• _TASK DESCRIPTION_
Extract the lines of the material below, beginning with the first and ending with the line that holds "W, H = 1274, 556". Skip every picture.

• _DATASET CONTENT_
▶

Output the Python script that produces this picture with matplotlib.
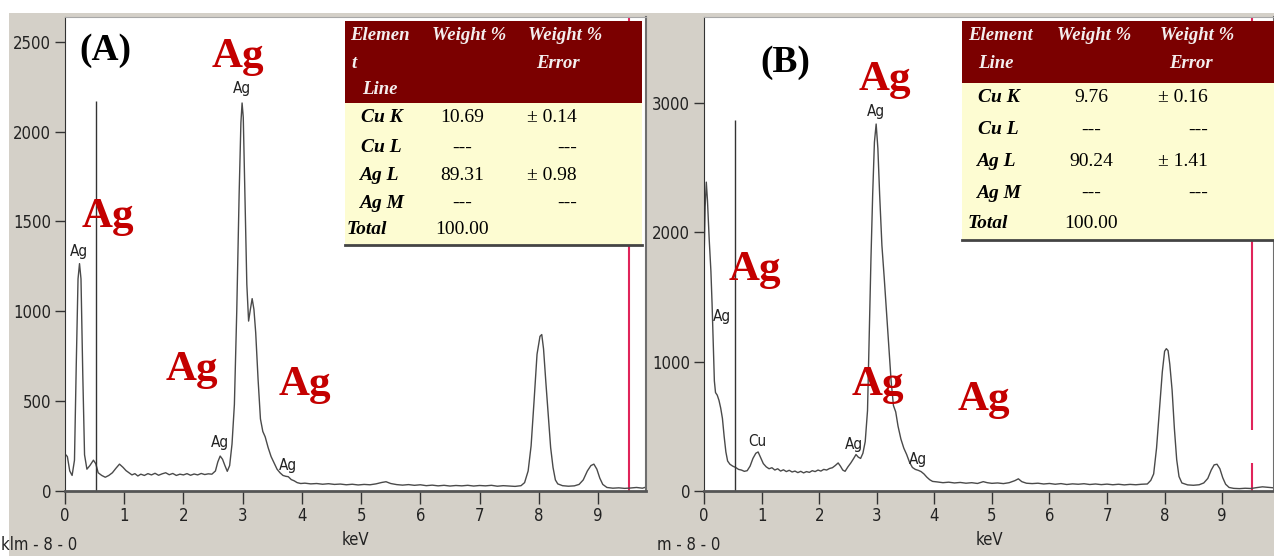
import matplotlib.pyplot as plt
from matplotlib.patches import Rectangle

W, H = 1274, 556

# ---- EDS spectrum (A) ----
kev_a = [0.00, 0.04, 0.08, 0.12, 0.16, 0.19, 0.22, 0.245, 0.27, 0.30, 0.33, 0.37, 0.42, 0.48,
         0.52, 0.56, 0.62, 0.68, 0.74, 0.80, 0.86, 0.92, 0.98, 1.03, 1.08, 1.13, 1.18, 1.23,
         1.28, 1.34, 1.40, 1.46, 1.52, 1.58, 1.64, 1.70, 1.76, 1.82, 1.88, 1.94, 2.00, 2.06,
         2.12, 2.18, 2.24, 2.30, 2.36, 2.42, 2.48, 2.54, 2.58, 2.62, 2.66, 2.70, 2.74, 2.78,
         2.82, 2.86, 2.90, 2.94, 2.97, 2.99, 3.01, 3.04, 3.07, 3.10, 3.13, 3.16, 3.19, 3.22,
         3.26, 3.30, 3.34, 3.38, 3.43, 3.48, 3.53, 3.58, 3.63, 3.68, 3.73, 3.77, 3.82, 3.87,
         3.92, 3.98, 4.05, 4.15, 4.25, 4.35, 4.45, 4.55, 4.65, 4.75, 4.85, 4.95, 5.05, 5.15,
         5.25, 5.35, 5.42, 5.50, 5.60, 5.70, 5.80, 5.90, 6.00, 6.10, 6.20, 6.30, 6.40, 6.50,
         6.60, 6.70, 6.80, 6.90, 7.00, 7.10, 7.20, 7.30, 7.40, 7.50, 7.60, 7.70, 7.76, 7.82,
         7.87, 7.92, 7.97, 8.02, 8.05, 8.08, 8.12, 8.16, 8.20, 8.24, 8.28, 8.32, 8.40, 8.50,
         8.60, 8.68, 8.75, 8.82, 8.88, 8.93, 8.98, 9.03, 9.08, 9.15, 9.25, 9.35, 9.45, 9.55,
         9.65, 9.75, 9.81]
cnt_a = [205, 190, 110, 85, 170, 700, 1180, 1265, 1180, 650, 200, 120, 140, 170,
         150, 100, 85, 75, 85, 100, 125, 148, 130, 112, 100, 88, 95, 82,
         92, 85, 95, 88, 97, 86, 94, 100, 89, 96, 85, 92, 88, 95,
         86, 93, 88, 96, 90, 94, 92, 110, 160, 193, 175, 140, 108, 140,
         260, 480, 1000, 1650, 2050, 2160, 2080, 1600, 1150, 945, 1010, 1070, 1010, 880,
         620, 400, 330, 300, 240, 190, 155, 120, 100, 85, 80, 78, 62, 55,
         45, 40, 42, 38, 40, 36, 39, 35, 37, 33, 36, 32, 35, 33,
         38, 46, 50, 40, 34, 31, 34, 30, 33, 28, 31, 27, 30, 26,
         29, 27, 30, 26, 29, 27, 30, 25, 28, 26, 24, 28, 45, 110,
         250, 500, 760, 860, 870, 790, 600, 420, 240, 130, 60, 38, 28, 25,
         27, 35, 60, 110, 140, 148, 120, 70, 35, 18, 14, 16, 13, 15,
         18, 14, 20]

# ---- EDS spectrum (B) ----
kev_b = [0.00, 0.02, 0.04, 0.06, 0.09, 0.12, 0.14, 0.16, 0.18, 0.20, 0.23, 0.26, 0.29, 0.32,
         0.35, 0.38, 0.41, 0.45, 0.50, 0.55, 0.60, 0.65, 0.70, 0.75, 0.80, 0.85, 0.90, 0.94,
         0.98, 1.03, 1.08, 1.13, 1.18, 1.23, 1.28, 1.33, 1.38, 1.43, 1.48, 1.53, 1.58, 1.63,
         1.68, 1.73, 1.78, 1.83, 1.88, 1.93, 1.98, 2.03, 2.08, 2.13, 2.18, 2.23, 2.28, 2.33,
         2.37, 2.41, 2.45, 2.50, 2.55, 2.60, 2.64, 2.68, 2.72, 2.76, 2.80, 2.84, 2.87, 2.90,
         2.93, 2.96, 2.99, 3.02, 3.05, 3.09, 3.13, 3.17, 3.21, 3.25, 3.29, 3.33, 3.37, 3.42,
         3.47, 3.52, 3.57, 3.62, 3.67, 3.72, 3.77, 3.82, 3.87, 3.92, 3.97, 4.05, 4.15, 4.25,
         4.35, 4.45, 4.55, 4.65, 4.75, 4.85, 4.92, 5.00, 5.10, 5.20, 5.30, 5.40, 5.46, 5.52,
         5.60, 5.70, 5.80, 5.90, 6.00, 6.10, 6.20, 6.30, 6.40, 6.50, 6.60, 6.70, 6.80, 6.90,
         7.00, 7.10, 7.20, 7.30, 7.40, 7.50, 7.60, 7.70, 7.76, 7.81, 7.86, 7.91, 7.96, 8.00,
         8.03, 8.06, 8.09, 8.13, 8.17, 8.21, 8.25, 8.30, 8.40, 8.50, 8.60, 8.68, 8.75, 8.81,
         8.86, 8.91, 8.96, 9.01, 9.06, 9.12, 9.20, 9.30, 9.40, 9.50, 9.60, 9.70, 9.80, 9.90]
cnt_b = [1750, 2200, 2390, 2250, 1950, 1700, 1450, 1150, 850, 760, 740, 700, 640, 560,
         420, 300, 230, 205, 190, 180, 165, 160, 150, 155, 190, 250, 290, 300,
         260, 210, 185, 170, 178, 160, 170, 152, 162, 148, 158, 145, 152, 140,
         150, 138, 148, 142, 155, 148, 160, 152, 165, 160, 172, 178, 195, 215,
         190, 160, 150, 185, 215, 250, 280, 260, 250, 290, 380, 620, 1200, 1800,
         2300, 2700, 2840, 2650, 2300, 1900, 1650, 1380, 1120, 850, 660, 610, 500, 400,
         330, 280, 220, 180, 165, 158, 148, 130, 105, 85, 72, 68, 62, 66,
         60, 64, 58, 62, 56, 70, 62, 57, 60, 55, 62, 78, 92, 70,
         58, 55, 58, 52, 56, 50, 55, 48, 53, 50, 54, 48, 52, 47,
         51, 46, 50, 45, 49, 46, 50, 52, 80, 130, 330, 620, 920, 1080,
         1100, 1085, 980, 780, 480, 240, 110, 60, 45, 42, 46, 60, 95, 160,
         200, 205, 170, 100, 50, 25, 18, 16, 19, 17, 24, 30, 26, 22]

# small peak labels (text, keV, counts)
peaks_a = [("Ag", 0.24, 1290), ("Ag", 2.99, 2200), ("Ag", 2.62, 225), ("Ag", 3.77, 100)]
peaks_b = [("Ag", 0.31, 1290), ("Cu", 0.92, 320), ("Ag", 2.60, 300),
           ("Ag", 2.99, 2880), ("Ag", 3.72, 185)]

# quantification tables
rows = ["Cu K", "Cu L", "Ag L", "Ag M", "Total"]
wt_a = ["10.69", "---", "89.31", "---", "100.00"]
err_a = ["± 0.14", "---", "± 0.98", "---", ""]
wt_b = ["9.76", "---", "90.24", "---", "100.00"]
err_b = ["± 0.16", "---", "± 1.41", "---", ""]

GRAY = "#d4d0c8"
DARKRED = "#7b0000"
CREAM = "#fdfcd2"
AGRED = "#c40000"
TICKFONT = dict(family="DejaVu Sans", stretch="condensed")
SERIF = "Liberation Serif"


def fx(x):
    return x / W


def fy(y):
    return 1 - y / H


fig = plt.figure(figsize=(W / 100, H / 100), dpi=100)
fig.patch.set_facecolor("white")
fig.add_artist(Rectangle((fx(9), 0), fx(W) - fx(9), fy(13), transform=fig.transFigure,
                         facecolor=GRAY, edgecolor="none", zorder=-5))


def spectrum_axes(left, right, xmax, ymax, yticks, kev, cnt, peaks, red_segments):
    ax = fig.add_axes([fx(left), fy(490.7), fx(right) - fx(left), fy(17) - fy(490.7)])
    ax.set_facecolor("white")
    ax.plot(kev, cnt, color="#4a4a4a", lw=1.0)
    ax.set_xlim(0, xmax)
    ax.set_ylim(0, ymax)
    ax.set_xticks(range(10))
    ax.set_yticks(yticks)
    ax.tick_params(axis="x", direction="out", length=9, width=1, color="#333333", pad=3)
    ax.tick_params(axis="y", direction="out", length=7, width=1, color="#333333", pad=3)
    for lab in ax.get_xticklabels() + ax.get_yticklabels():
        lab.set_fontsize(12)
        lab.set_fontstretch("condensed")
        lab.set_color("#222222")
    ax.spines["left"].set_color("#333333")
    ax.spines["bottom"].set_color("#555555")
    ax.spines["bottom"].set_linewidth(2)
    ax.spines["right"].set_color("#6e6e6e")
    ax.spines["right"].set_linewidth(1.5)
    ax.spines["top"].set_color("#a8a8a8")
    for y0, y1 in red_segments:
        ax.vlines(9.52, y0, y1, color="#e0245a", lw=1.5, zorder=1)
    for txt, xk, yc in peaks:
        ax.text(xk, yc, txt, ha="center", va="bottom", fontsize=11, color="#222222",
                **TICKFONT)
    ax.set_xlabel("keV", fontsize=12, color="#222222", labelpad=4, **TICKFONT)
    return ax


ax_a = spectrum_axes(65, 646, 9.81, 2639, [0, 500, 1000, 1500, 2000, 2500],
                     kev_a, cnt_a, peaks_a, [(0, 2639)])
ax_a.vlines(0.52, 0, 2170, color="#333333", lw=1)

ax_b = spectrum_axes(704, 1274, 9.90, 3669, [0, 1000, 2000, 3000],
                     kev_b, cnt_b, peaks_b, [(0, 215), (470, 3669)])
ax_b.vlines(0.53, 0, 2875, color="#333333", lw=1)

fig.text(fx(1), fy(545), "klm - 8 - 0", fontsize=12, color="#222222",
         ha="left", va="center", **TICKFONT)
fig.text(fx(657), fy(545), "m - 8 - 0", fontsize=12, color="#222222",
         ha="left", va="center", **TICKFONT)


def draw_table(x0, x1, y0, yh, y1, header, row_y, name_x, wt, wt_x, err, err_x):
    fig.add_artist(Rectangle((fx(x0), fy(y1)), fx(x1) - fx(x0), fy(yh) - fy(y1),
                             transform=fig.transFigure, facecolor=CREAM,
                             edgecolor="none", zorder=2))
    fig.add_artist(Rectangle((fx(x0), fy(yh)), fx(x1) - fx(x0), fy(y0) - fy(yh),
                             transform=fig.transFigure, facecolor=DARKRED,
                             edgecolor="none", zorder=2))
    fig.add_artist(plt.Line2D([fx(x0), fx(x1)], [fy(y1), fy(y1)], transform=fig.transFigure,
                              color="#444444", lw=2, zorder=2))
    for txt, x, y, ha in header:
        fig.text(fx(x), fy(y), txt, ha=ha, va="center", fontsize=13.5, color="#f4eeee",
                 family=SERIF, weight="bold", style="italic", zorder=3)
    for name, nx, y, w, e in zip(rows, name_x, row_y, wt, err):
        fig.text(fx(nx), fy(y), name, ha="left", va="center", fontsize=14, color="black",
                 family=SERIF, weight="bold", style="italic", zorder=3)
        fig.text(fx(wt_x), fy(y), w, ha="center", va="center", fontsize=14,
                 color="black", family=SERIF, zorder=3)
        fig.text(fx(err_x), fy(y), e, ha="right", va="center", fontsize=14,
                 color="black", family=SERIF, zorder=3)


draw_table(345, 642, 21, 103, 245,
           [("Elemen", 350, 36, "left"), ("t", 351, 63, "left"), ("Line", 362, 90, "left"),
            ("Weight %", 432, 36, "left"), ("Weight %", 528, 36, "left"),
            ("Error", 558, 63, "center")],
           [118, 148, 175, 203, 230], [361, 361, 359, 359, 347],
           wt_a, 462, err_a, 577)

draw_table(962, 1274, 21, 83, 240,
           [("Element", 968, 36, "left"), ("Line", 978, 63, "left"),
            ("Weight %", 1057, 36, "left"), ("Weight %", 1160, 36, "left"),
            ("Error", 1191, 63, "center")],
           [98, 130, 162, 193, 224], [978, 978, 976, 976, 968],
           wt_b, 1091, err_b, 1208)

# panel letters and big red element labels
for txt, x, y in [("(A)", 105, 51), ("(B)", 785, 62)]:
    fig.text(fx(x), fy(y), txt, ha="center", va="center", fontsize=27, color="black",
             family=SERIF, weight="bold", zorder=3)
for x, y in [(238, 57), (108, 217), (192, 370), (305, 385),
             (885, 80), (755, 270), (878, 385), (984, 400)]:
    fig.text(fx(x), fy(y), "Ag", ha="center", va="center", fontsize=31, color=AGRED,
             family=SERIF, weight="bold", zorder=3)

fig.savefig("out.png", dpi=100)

◀

• _FINISHED ANSWER_
Output the Python script that produces this picture with matplotlib.
import matplotlib.pyplot as plt
from matplotlib.patches import Rectangle

W, H = 1274, 556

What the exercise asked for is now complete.